* **Task to carry out**:
Skip all pictures. Write out the data below from its first line through the line that contains "147, 151, 154, 156, 159, 159, 161, 164];".

-------- Stored data --------

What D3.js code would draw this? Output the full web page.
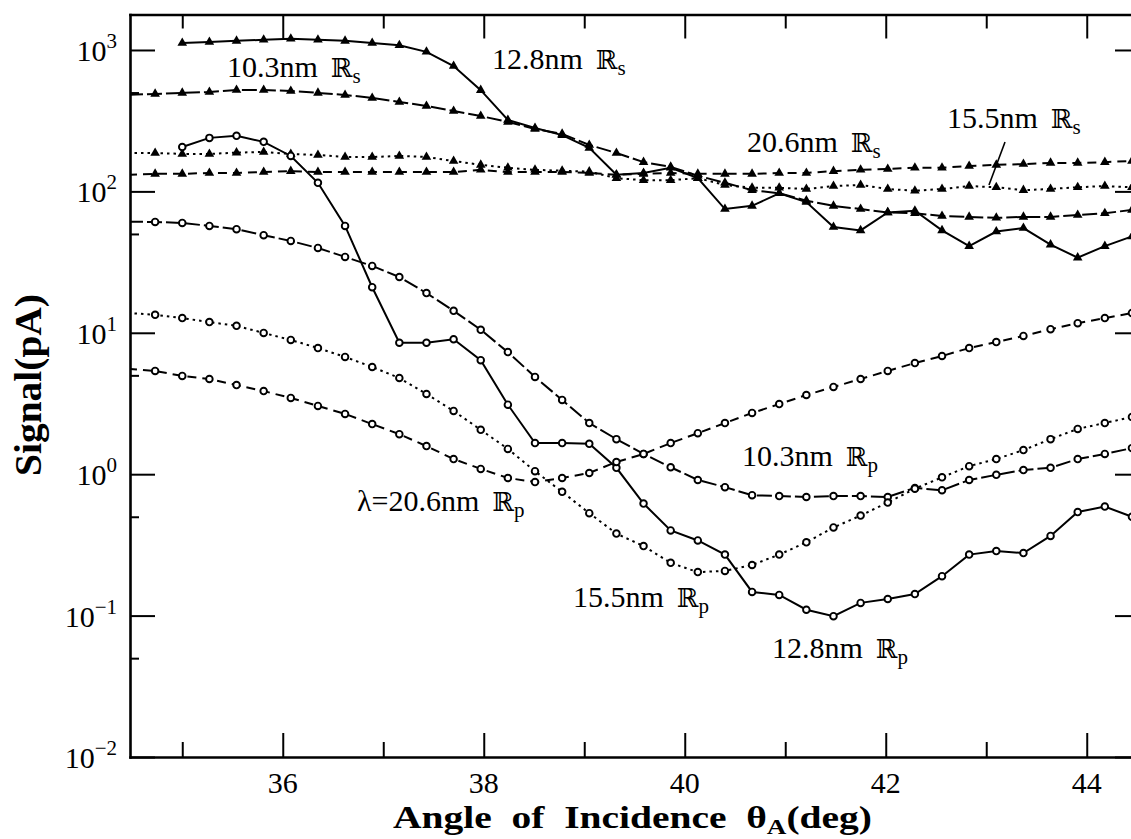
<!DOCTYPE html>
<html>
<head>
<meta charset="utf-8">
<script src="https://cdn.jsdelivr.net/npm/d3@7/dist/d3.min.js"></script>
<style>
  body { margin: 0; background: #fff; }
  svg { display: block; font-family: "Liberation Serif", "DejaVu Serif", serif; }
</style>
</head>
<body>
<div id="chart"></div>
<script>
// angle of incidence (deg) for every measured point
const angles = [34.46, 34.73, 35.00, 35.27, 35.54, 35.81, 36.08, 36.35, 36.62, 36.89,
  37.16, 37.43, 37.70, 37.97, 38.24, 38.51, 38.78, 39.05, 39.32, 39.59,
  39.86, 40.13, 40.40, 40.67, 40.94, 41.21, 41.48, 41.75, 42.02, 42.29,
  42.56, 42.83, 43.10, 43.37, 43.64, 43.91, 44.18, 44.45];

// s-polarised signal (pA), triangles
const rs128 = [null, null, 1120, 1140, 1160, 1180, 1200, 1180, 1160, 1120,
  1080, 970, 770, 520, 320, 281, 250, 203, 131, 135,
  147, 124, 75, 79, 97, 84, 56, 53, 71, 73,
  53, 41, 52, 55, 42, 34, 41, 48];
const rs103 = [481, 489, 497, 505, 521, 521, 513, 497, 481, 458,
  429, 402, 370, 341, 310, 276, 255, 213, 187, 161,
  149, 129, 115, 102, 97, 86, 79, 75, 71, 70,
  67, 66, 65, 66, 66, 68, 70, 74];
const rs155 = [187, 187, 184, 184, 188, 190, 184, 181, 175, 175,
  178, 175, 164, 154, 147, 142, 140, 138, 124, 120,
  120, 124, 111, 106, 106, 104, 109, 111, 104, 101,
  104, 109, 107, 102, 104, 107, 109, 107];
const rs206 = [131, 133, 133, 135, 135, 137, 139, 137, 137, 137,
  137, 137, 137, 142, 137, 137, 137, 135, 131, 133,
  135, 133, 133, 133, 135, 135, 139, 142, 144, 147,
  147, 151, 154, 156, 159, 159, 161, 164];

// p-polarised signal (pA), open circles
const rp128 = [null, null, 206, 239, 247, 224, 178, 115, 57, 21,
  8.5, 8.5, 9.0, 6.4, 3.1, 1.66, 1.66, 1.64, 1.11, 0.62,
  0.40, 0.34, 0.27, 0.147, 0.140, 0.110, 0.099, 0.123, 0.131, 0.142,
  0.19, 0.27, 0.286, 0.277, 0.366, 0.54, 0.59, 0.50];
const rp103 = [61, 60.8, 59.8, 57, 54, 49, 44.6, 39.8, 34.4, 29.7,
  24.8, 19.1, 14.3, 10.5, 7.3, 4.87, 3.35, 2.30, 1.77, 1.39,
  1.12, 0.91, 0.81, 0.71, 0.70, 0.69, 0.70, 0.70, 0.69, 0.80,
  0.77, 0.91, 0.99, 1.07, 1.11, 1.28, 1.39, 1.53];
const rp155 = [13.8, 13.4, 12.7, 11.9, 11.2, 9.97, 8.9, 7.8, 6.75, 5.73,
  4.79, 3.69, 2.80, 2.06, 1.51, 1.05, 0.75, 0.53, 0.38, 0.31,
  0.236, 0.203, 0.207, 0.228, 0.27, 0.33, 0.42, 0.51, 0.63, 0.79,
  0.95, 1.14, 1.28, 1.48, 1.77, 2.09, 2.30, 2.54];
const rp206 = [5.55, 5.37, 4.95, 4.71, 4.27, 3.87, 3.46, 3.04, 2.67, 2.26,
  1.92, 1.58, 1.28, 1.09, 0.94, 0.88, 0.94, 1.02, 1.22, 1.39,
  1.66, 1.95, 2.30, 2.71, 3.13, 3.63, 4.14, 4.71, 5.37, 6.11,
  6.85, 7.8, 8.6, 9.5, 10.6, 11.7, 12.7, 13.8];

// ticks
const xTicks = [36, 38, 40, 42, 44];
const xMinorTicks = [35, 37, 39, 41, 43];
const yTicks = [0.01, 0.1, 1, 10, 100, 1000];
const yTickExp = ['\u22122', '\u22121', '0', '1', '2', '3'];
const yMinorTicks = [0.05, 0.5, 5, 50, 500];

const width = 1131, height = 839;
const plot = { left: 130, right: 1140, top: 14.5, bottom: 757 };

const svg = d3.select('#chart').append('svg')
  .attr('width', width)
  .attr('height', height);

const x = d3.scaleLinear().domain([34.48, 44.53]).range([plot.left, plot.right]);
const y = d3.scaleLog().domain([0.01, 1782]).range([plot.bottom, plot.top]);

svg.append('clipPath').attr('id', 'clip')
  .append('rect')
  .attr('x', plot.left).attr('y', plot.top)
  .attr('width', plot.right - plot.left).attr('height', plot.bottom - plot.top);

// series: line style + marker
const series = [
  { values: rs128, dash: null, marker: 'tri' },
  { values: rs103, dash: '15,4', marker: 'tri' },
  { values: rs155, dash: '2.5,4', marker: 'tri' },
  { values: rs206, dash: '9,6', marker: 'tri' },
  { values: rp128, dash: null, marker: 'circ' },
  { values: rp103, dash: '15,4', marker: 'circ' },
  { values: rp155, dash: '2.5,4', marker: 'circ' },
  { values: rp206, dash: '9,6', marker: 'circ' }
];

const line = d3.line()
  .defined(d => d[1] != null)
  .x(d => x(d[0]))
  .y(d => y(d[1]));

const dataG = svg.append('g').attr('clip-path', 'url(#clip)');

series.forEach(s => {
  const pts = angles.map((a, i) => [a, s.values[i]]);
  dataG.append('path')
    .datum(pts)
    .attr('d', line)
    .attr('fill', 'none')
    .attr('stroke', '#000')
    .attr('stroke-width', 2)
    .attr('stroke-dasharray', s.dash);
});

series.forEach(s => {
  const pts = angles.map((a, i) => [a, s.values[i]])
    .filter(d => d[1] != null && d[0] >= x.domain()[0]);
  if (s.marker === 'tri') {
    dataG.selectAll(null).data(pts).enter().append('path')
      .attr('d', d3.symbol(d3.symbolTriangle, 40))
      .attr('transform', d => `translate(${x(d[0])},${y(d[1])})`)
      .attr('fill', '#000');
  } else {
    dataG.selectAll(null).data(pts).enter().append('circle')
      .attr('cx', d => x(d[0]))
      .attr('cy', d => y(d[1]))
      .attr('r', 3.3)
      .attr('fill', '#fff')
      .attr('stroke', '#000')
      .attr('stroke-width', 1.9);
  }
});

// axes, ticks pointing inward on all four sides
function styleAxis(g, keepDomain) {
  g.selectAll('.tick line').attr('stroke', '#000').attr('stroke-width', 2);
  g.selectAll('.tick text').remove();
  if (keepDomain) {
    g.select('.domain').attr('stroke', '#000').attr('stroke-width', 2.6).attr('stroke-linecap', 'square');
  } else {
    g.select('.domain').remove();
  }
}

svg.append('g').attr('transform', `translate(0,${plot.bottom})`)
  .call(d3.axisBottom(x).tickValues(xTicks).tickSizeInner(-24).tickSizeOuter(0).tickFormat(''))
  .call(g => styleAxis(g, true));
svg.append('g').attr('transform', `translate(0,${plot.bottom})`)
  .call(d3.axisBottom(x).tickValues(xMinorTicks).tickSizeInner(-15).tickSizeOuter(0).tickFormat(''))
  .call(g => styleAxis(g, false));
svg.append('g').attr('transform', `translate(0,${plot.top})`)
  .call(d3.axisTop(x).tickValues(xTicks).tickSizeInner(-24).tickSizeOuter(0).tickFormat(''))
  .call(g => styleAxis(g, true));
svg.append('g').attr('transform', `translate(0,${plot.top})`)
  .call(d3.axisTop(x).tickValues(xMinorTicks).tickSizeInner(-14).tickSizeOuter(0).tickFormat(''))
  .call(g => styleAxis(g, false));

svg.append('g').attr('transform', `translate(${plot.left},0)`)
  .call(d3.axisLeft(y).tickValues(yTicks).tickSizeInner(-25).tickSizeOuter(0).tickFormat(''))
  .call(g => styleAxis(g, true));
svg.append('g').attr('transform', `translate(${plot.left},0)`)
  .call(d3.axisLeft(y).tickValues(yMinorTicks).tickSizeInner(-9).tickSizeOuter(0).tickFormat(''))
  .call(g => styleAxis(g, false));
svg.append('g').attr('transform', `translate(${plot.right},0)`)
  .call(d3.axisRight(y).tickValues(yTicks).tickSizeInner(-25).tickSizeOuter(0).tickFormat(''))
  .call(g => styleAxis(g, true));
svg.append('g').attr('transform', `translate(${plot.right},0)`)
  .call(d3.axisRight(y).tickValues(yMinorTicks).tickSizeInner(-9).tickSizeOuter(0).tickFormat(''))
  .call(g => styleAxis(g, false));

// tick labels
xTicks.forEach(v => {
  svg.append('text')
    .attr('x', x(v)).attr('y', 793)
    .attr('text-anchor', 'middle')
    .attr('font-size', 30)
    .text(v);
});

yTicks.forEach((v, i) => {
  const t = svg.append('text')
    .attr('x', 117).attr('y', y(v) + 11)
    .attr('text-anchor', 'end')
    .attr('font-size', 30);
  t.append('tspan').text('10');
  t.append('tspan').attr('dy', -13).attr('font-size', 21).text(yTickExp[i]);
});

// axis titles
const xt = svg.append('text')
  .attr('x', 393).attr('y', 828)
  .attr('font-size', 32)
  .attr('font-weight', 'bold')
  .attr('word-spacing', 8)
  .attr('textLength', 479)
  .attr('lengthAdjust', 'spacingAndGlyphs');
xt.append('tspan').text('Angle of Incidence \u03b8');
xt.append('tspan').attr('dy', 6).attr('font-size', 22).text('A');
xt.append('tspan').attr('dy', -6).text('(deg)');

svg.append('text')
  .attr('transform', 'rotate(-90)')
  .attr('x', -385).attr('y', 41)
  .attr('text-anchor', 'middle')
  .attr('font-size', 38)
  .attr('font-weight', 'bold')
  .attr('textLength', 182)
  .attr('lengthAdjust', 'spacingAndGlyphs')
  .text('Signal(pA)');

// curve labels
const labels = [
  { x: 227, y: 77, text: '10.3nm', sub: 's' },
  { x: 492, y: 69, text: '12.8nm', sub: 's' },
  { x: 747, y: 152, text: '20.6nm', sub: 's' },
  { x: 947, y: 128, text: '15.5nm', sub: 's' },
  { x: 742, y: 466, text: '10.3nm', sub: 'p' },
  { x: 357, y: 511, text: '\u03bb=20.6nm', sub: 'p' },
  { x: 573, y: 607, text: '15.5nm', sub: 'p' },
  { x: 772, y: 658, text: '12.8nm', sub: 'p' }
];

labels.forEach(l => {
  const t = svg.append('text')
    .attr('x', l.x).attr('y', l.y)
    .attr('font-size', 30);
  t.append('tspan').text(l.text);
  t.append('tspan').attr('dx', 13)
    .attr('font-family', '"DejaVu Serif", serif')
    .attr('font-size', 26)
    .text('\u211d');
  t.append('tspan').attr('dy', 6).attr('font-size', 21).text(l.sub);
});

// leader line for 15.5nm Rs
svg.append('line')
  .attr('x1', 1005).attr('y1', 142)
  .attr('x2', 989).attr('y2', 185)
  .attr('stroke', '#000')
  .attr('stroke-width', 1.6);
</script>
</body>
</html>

--------

* **The output**:
What D3.js code would draw this? Output the full web page.
<!DOCTYPE html>
<html>
<head>
<meta charset="utf-8">
<script src="https://cdn.jsdelivr.net/npm/d3@7/dist/d3.min.js"></script>
<style>
  body { margin: 0; background: #fff; }
  svg { display: block; font-family: "Liberation Serif", "DejaVu Serif", serif; }
</style>
</head>
<body>
<div id="chart"></div>
<script>
// angle of incidence (deg) for every measured point
const angles = [34.46, 34.73, 35.00, 35.27, 35.54, 35.81, 36.08, 36.35, 36.62, 36.89,
  37.16, 37.43, 37.70, 37.97, 38.24, 38.51, 38.78, 39.05, 39.32, 39.59,
  39.86, 40.13, 40.40, 40.67, 40.94, 41.21, 41.48, 41.75, 42.02, 42.29,
  42.56, 42.83, 43.10, 43.37, 43.64, 43.91, 44.18, 44.45];

// s-polarised signal (pA), triangles
const rs128 = [null, null, 1120, 1140, 1160, 1180, 1200, 1180, 1160, 1120,
  1080, 970, 770, 520, 320, 281, 250, 203, 131, 135,
  147, 124, 75, 79, 97, 84, 56, 53, 71, 73,
  53, 41, 52, 55, 42, 34, 41, 48];
const rs103 = [481, 489, 497, 505, 521, 521, 513, 497, 481, 458,
  429, 402, 370, 341, 310, 276, 255, 213, 187, 161,
  149, 129, 115, 102, 97, 86, 79, 75, 71, 70,
  67, 66, 65, 66, 66, 68, 70, 74];
const rs155 = [187, 187, 184, 184, 188, 190, 184, 181, 175, 175,
  178, 175, 164, 154, 147, 142, 140, 138, 124, 120,
  120, 124, 111, 106, 106, 104, 109, 111, 104, 101,
  104, 109, 107, 102, 104, 107, 109, 107];
const rs206 = [131, 133, 133, 135, 135, 137, 139, 137, 137, 137,
  137, 137, 137, 142, 137, 137, 137, 135, 131, 133,
  135, 133, 133, 133, 135, 135, 139, 142, 144, 147,
  147, 151, 154, 156, 159, 159, 161, 164];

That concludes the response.